Tag Archives: Jim Craig

Celtics Pride Remembered and Revived

As I sit here watching the Celtics and Lakers compete in game two of the NBA Finals, I’m experiencing flashbacks. I was a senior at Brookline High School during the Celtics’ awesome 1985-1986 season, and I remember that every Celtics game was truly an EVENT. “Let’s watch the Celtics game — your house or mine?” You simply didn’t miss a game on TV. Even as 17 year-olds, my friends and I were aware that we were watching an historic team. My father, a basketball player himself who, in 1954, was the center on the first college team ever coached by Al McGuire, told me and my siblings all the time, “You will tell your children about Larry Bird. He is one of the best ever. Why? Because he makes his teammates better.” It was such a joy to watch that ’86 team pass, shoot, and play as a TEAM. And do you recall? NO ONE beat the Celtics at the Garden (well, they actually did lose a single game at home that season, going 40-1). We were invincible at home.

I remember that my Brookline High School graduation took place DURING GAME SIX of that year’s Finals, a game in which the Celtics beat the Rockets to take the World Championship. The graduation speaker was Kitty Dukakis (wife of the then-Massachusetts governor, and a Brookline High graduate), but I didn’t hear a word she said, because the kid sitting in front of me had a Sony Watchman (a rare possession at that time) and we were glued to his black and white mini-tube.
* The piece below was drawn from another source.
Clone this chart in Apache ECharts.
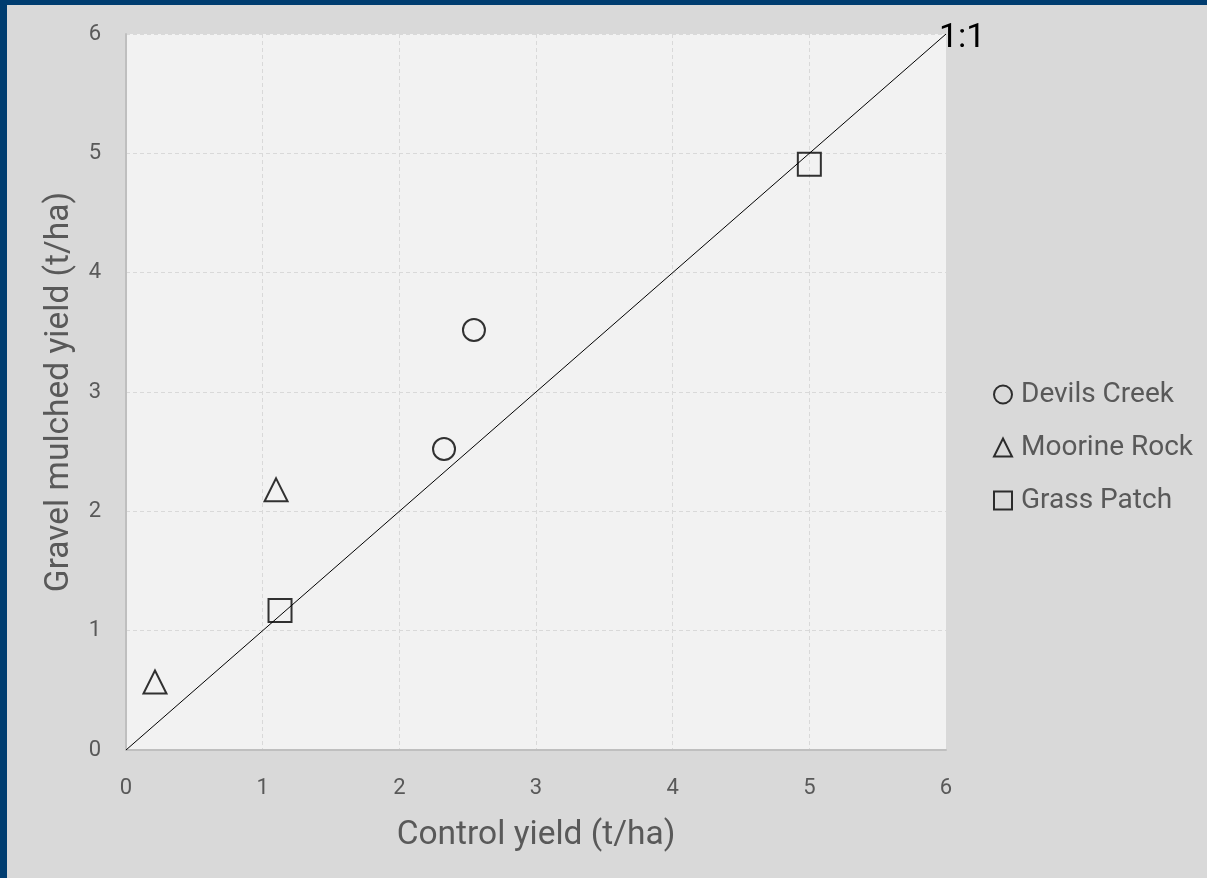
<!DOCTYPE html>
<html>
<head>
<meta charset="utf-8">
<script src="https://cdn.jsdelivr.net/npm/echarts@6/dist/echarts.min.js"></script>
<style>
html,body{margin:0;padding:0;background:#003d70;width:1207px;height:878px;overflow:hidden;}
#chart{position:absolute;left:7px;top:5px;width:1200px;height:873px;background:#d9d9d9;}
</style>
</head>
<body>
<div id="chart"></div>
<script>
const seriesNames = ['Devils Creek', 'Moorine Rock', 'Grass Patch'];
const devilsCreek = [[2.546, 3.52], [2.327, 2.522]];
const moorineRock = [[0.212, 0.57], [1.098, 2.18]];
const grassPatch = [[1.127, 1.169], [5.0, 4.908]];
const oneToOne = [[0, 0], [6, 6]];
const oneToOneLabel = '1:1';
const xTitle = 'Control yield (t/ha)';
const yTitle = 'Gravel mulched yield (t/ha)';

const FONT = 'Roboto';
const chart = echarts.init(document.getElementById('chart'));
const markerStyle = {color: 'rgba(0,0,0,0)', borderColor: '#000', borderWidth: 2};

chart.setOption({
  backgroundColor: '#d9d9d9',
  animation: false,
  textStyle: {fontFamily: FONT},
  grid: {left: 119, top: 29, right: 261, bottom: 128, show: true, backgroundColor: '#f2f2f2', borderWidth: 0},
  legend: {
    orient: 'vertical', left: 981, top: 370,
    itemWidth: 18, itemHeight: 18, itemGap: 24,
    textStyle: {fontFamily: FONT, fontSize: 28, lineHeight: 29, color: '#595959', padding: [0,0,0,4]},
    data: [
      {name: seriesNames[0], icon: 'circle'},
      {name: seriesNames[1], icon: 'triangle'},
      {name: seriesNames[2], icon: 'rect'}
    ]
  },
  xAxis: {
    type: 'value', min: 0, max: 6, interval: 1,
    name: xTitle, nameLocation: 'middle', nameGap: 69,
    nameTextStyle: {fontFamily: FONT, fontSize: 33.5, color: '#595959'},
    axisLine: {show: true, onZero: false, lineStyle: {color: '#bfbfbf', width: 2}},
    axisTick: {show: false},
    axisLabel: {margin: 27, fontSize: 22, color: '#595959', fontFamily: FONT},
    splitLine: {show: true, lineStyle: {color: '#d9d9d9', type: [4, 3], width: 1}}
  },
  yAxis: {
    type: 'value', min: 0, max: 6, interval: 1,
    name: yTitle, nameLocation: 'middle', nameGap: 49, nameRotate: 90,
    nameTextStyle: {fontFamily: FONT, fontSize: 33.5, color: '#595959'},
    axisLine: {show: true, onZero: false, lineStyle: {color: '#bfbfbf', width: 2}},
    axisTick: {show: false},
    axisLabel: {margin: 25, fontSize: 22, color: '#595959', fontFamily: FONT},
    splitLine: {show: true, lineStyle: {color: '#d9d9d9', type: [4, 3], width: 1}}
  },
  series: [
    {
      name: '1:1 line', type: 'line', data: oneToOne,
      showSymbol: false, symbol: 'none', silent: true,
      lineStyle: {color: '#000', width: 1}, z: 1,
      endLabel: {show: true, formatter: oneToOneLabel, distance: -7, offset: [0, 4], fontSize: 34, color: '#000', fontFamily: FONT}
    },
    {name: seriesNames[0], type: 'scatter', data: devilsCreek, symbol: 'circle', symbolSize: 22, itemStyle: markerStyle, z: 3},
    {name: seriesNames[1], type: 'scatter', data: moorineRock, symbol: 'triangle', symbolSize: [23, 23], itemStyle: markerStyle, z: 3},
    {name: seriesNames[2], type: 'scatter', data: grassPatch, symbol: 'rect', symbolSize: 23, itemStyle: markerStyle, z: 3}
  ]
});
</script>
</body>
</html>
Everytime the Celtics or Rockets scored, the new score would be passed through the student body through lightning-quick whispers.

And I also remember that Jim Craig (the goalie for the 1984 U.S.A. Olympic ice hockey team) attended our graduation, and when I saw him there, I ran home, got the Globe and Herald I had saved from the day after the Miracle on Ice, brought them back to B.H.S. and asked Craig to sign them, which he did. (What do you think these would fetch on eBay?) I was much more excited about the Celtics’ victory over Sampson and Olajuwon and about meeting Jim Craig than I was about my graduation. Indeed, I probably wouldn’t remember anything at all about that day were it not for the WAY I watched the clinching Finals game and my encounter with gold medalist Jim Craig.
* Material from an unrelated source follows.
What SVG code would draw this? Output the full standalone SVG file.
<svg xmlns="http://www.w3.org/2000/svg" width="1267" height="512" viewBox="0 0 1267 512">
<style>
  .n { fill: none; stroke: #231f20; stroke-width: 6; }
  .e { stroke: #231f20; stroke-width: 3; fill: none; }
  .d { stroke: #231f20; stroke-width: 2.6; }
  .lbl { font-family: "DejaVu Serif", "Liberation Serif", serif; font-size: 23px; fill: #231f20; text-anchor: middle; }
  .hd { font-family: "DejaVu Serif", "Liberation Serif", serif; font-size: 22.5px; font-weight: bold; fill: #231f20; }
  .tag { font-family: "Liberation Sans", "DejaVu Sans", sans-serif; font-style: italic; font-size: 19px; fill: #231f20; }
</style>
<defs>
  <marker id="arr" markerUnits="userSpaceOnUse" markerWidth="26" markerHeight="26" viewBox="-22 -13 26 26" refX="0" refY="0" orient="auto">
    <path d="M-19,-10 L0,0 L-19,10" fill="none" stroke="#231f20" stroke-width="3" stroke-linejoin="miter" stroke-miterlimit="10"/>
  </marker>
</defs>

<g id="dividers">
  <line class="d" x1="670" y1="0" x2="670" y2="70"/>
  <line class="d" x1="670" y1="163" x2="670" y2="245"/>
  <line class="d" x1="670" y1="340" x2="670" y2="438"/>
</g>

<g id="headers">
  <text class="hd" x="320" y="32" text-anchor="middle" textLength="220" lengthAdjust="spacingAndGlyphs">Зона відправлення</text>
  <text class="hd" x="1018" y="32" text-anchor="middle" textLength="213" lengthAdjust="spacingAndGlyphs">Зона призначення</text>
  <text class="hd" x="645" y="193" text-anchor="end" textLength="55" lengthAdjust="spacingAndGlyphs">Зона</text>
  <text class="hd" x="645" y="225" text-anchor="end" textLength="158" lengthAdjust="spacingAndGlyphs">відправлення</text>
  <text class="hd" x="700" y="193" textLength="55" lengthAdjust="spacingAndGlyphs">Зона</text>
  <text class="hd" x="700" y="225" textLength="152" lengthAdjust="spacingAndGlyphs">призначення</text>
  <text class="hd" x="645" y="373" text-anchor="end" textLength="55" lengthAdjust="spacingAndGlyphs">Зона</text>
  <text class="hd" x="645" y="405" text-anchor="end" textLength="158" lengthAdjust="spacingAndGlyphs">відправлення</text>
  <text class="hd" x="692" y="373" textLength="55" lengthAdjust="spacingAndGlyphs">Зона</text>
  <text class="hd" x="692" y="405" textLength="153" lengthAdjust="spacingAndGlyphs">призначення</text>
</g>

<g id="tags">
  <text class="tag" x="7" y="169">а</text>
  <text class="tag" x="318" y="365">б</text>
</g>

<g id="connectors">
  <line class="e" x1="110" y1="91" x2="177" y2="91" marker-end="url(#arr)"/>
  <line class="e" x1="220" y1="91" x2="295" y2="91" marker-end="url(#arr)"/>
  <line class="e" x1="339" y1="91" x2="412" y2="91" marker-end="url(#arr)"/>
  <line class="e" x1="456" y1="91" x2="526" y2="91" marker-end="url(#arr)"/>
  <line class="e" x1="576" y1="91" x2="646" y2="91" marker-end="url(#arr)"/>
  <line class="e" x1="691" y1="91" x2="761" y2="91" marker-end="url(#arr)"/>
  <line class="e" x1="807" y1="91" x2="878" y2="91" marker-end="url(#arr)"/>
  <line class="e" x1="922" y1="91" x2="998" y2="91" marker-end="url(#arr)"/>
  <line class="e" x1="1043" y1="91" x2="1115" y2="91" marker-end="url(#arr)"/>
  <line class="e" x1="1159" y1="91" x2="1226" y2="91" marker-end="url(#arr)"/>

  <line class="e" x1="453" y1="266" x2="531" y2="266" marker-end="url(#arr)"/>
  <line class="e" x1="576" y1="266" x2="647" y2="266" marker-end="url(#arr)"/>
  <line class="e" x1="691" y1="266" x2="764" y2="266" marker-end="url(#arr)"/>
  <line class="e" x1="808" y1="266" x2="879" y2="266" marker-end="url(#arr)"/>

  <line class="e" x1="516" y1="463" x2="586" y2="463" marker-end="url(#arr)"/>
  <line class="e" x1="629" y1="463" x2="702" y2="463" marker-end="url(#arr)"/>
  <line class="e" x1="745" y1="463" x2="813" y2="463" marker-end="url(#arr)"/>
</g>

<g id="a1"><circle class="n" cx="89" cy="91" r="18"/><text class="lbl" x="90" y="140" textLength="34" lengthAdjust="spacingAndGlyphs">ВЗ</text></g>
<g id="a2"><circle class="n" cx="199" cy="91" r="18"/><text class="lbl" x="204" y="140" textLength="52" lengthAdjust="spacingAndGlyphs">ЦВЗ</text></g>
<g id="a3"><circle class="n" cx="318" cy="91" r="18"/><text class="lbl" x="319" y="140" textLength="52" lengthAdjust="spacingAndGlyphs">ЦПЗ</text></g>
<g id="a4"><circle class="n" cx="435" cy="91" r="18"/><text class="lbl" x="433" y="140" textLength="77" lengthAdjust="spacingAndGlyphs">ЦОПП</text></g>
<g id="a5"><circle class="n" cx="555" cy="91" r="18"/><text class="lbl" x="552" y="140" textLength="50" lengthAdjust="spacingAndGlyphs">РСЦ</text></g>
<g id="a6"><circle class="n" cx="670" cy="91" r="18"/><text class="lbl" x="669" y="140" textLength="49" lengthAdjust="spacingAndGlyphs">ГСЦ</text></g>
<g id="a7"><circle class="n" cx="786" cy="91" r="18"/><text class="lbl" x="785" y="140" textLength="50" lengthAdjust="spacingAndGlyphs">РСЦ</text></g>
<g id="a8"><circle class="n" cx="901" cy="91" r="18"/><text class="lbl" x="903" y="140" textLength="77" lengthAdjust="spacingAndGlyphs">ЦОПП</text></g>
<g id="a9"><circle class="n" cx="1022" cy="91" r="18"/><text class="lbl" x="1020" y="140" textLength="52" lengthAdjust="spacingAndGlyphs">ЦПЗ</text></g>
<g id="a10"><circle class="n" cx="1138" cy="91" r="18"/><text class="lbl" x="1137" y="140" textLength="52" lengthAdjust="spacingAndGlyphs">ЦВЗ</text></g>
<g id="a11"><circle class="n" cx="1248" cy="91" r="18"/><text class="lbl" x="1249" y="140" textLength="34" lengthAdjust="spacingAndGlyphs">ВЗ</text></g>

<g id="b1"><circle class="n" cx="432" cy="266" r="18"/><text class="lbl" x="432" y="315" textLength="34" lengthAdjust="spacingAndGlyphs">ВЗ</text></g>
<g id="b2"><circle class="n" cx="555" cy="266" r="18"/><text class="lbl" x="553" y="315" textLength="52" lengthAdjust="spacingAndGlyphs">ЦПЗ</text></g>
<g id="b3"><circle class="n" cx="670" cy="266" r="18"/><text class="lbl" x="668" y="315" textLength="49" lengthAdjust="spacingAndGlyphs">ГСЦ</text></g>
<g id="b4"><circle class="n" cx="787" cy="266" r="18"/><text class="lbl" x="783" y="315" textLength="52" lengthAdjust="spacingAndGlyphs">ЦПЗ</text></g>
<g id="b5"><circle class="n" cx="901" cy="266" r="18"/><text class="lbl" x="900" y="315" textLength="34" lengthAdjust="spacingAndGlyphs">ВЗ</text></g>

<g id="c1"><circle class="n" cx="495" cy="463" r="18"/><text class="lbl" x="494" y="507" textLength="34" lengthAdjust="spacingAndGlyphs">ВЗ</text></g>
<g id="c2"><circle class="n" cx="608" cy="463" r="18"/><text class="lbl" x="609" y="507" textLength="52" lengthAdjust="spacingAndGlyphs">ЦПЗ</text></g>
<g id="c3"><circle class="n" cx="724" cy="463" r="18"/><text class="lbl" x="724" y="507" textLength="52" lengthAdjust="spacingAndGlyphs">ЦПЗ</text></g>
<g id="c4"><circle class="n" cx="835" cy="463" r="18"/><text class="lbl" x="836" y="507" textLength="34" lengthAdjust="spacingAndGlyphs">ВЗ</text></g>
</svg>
What will I remember 22 years from now about the 2008 NBA Finals? Those two consecutive monster dunks I just saw by Leon Powe? Probably not. Paul Pierce leaving the court in a wheelchair, then returning to drain shot after shot? Perhaps. Kevin Garnett? Definitely. What a force of nature he is. But often, what we remember about a championship is related to where we were when the final game was clinched, who we were with, or what circumstances were present in our lives on that day.

First, let’s win….. the memories will take care of themselves.